What is the one misconception you think people have about AI and machine learning?

A major misconception of AI and machine learning in many industries, including legal, is that it will replace all human involvement. While there are functions of AI that are very well-suited to replacing many of the more defined tasks, legal practice requires advanced cognitive abilities and problem-solving skills in environments of legal and factual uncertainty.

By combining the power of natural language processing, machine learning, and big data technology, we can progress from automating e-discovery tasks, to building predictive models for legal practice, to eventually developing better AI solutions for the legal industry. However, the need will still remain for highly-informed lawyers who can understand and interpret the issues of each case to take full advantage of the systems. The hope is to further empower these attorneys to concentrate on important issues and allow the AI systems to execute the often labor-intensive tasks that support them.

What drove you to become a data scientist?

The academic world is often more focused on theoretical research; however, applied research is more near and dear to my heart. My PhD dissertation was motivated by the knowledge management needs of rapidly transferring streaming data into knowledge and action.

As a data scientist, I can leverage a combination of machine learning toolkits, big data platforms, statistical software, and other programming languages to solve business problems and generate revenue for companies.
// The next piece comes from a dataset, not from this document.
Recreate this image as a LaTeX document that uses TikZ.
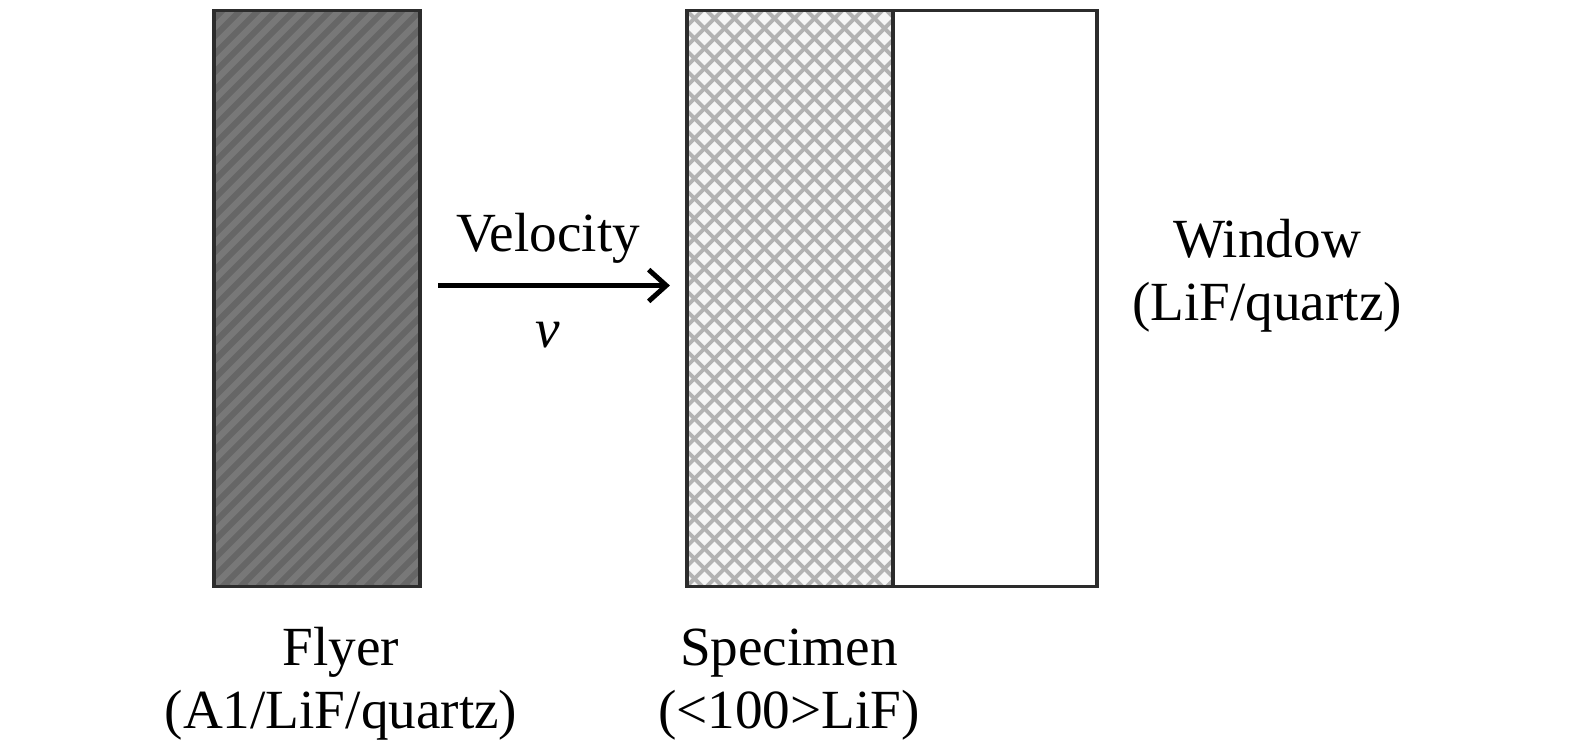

In addition, my academic and professional training in both machine learning theory and software engineering enables me to build end-to-end solutions and tackle the most challenging problems in this area.

What was the most challenging or rewarding project over your career you ever worked on?

I previously worked on projects to build proactive sensing solutions for prestigious car manufacturers, where the solution aims to detect potential safety issues of cars by using machine learning, natural language processing, and statistics to analyze large volumes of warranty claims, call center data and government reports. The challenges of these projects were threefold: First, safety issues are rare events; second, data volume and complexity are both high and mostly unstructured or semi-structured; and third, the stakes are high if safety issues are not caught early enough. I look forward to extending my expertise and experience into new applications of equal or greater complexity.